Periodic Reporting for period 2 - ACFD (Acoustical and Canonical Fluid Dynamics in numerical general relativity)
Reporting period: 2018-12-15 to 2019-12-14
Binary neutron stars are astrophysical scale particle colliders, where all four fundamental forces come into play. Gravitational and electromagnetic waves, emitted during their inspiral and merger, carry valuable information about weak and strong nuclear interactions in their interior, where matter reaches the most extreme densities known in nature. Detection and parameter estimation of gravitational wave signals requires precise modelling of their sources. Numerical relativity and computational fluid dynamics are vital for simulating the inspiral of these systems and computing their gravitational waves.

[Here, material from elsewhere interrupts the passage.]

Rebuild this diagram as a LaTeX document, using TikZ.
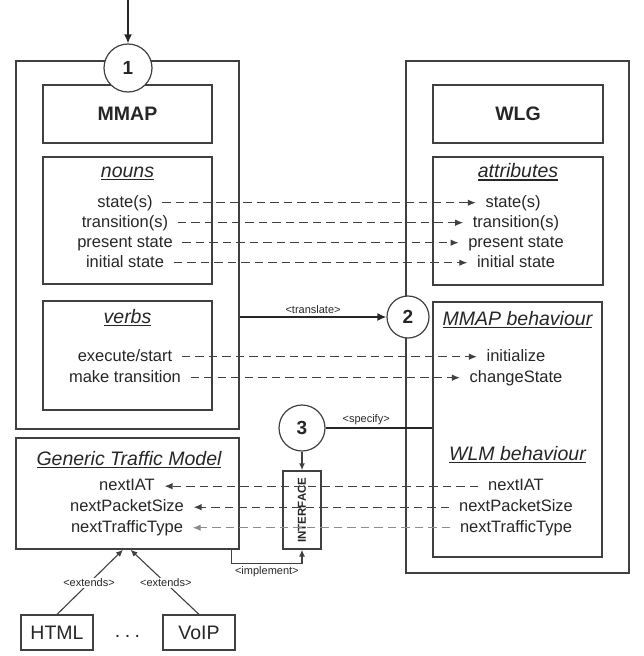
\documentclass[tikz,border=0pt]{standalone}
\usepackage{fontspec}
\setmainfont{Liberation Sans}
\usetikzlibrary{arrows.meta}

\definecolor{ink}{HTML}{262626}
\definecolor{edge}{HTML}{404040}

% underlined heading with a thicker rule
\newcommand\ulinetext[1]{\leavevmode\sbox0{#1}\rlap{\rule[-3pt]{\wd0}{1.1pt}}\box0}

\tikzset{
  frame/.style={draw=edge, line width=1.4pt, inner sep=0pt},
  bubble/.style={circle, draw=edge, line width=1.2pt, fill=white, minimum size=#1,
    inner sep=0pt, text=ink, font=\fontsize{19}{19}\selectfont\bfseries},
  title/.style={text=ink, font=\fontsize{19.5}{22}\selectfont\bfseries},
  head/.style={anchor=base, text=ink, inner sep=0pt, font=\fontsize{19.5}{22}\selectfont\itshape},
  item/.style={anchor=base, text=ink, inner xsep=9.5pt, inner ysep=1pt,
    font=\fontsize{16.5}{18}\selectfont},
  leaf/.style={draw=edge, line width=1.2pt, inner sep=0pt, text=ink,
    minimum width=72pt, minimum height=35pt, font=\fontsize{19.5}{22}\selectfont},
  tag/.style={text=ink, inner sep=1pt, font=\fontsize{11}{12}\selectfont},
  map/.style={draw=edge, line width=1.2pt, dash pattern=on 8.5pt off 5pt,
    -{Latex[length=8pt,width=6.5pt]}},
  flow/.style={draw=black!85, line width=1.5pt, -{Latex[length=9pt,width=8pt]}},
  link/.style={draw=edge, line width=1.1pt, -{Latex[length=7pt,width=6pt]}},
}

\begin{document}
\begin{tikzpicture}[x=1pt, y=-1pt]
\useasboundingbox (0,0) rectangle (644,656);

% ---- containers ----
\node[frame, minimum width=223pt, minimum height=368pt] (mmapside) at (127.5,245) {};
\node[frame, minimum width=223pt, minimum height=512pt] (wlgside) at (517.5,317) {};

% ---- MMAP side ----
\node[frame, title, minimum width=169pt, minimum height=58pt] (mmap) at (127.5,114) {MMAP};
\node[frame, minimum width=169pt, minimum height=127pt] (nouns) at (127.5,220.5) {};
\node[head] (nounsH) at (127.5,177) {\ulinetext{nouns}};
\node[item] (nS) at (125,207) {state(s)};
\node[item] (nT) at (125,227) {transition(s)};
\node[item] (nP) at (125,247) {present state};
\node[item] (nI) at (125,267) {initial state};

\node[frame, minimum width=169pt, minimum height=109pt] (verbs) at (127.5,355.5) {};
\node[head] (verbsH) at (127.5,323) {\ulinetext{verbs}};
\node[item] (vE) at (125,361) {execute/start};
\node[item] (vM) at (125,382) {make transition};

% ---- WLG side ----
\node[frame, title, minimum width=170pt, minimum height=58pt] (wlg) at (518,114) {WLG};
\node[frame, minimum width=170pt, minimum height=128pt] (attrs) at (518,221) {};
\node[head] (attrsH) at (518,177.5) {\ulinetext{attributes}};
\node[item] (aS) at (513,207) {state(s)};
\node[item] (aT) at (516,227) {transition(s)};
\node[item] (aP) at (516,247) {present state};
\node[item] (aI) at (516,267) {initial state};

\node[frame, minimum width=169pt, minimum height=255pt] (behav) at (517.5,429.5) {};
\node[head] (mbH) at (517.5,325) {\ulinetext{MMAP behaviour}};
\node[item] (bI) at (516,361) {initialize};
\node[item] (bC) at (516,382) {changeState};
\node[head] (wbH) at (517.5,460) {\ulinetext{WLM behaviour}};
\node[item] (wA) at (516,490.5) {nextIAT};
\node[item] (wP) at (516,511.5) {nextPacketSize};
\node[item] (wT) at (516,532) {nextTrafficType};

% ---- generic traffic model ----
\node[frame, minimum width=223pt, minimum height=111pt] (gtm) at (127.5,493.5) {};
\node[head] (gtmH) at (129,465) {\ulinetext{Generic Traffic Model}};
\node[item] (gA) at (127,490.5) {nextIAT};
\node[item] (gP) at (127,511.5) {nextPacketSize};
\node[item] (gT) at (127,532) {nextTrafficType};

\node[frame, minimum width=38pt, minimum height=78pt] (iface) at (302,510) {};
\node[rotate=90, text=ink, inner sep=0pt, font=\fontsize{11.5}{12}\selectfont\bfseries]
  (ifaceT) at (iface) {INTERFACE};

% ---- concrete models ----
\node[leaf] (html) at (57,632.5) {HTML};
\node[leaf] (voip) at (199,632.5) {VoIP};
\node[anchor=base, text=ink, inner sep=0pt, font=\fontsize{19.5}{22}\selectfont]
  (dots) at (127.5,637) {.\hspace{4.5pt}.\hspace{4.5pt}.};

% ---- noun / verb mappings ----
\foreach \a/\b in {nS/aS, nT/aT, nP/aP, nI/aI, vE/bI, vM/bC}
  \draw[map] ([yshift=4.3pt]\a.base east) -- ([yshift=4.3pt]\b.base west);

% ---- traffic model methods ----
\draw[map] ([yshift=4.3pt]wA.base west) -- ([yshift=4.3pt]gA.base east);
\draw[map] ([yshift=4.3pt]wP.base west) -- ([yshift=4.3pt]gP.base east);
\draw[map, draw=black!45] ([yshift=4.3pt]wT.base west) -- ([yshift=4.3pt]gT.base east);

% ---- numbered steps ----
\node[bubble=48pt] (c1) at (128,68) {1};
\node[bubble=42pt] (c2) at (408,317) {2};
\node[bubble=46pt] (c3) at (302,428) {3};

\coordinate (entry) at (128,0);
\draw[flow] (entry) -- (c1.north);
\draw[flow] (mmapside.east |- c2) -- node[tag, above=2pt] {<translate>} (c2.west);
\draw[draw=black!85, line width=1.4pt] (c3.east) -- node[tag, pos=0.38, above=2pt] {<specify>} (behav.west |- c3);
\draw[link, line width=1.4pt] (c3.south) -- (iface.north);
\draw[link] ([xshift=-8pt]gtm.south east) -- ++(0,14)
  -| node[tag, pos=0.25, below=1pt] {<implement>} (iface.south);

% ---- inheritance ----
\draw[link] (html.north) -- node[tag, fill=white, pos=0.485] {<extends>} ([xshift=-4.5pt]gtm.south);
\draw[link] (voip.north) -- node[tag, fill=white, pos=0.485] {<extends>} ([xshift=3pt]gtm.south);
\end{tikzpicture}
\end{document}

Why is it important for society?
The first observed event, GW170817, had striking implications. It resolved the 50-year mystery of the origin of short gamma-ray bursts; it provided strong evidence for mergers as the main source of half the heaviest elements (the r-process elements); and gave an independent measurement of the Hubble constant. Future events, from galaxies not too far away, can also address a major goal of multimessenger astrophysics: From the imprint of tides on inspiral waveforms, we can measure the radius and tidal deformation of the inspiraling stars and infer the behavior of cold matter above nuclear density.
What are the overall objectives?
We develop a new, well-posed formulation of relativistic fluid dynamics, based on Hamilton's principle. We utilize this canonical formulation of the Euler-Einstein system in order to perform high-precision computational fluid dynamic simulations in numerical general relativity. The programme contributes towards a deeper understanding of fluid dynamics in curved spacetime, and how Kelvin's circulation theorem, Helmholtz's third theorem, and other the relevant features imprint themselves in gravitational waveforms. It explores the utility of such waveforms as probes of dense matter physics.
The relativistic Euler equation has been replaced by a simpler, Hamilton-Jacobi equation for the velocity potential, or its gradient, a covariant flux-conservative form of Hamilton’s equation.
We have performed a hyperbolicity analysis which proves that the formulation is well-posed for positive sound speed.
We have demonstrated that Kelvin's circulation theorem and its corollary, Helmholtz's third theorem, hold exactly during binary neutron star inspiral.
We developed a constraint-damping scheme that preserves these theorems during simulations in numerical general relativity.
We have performed a variety of numerical tests, including Bondi accretion, propagation of smooth or discontinuous perturbations, and neutron star oscillations.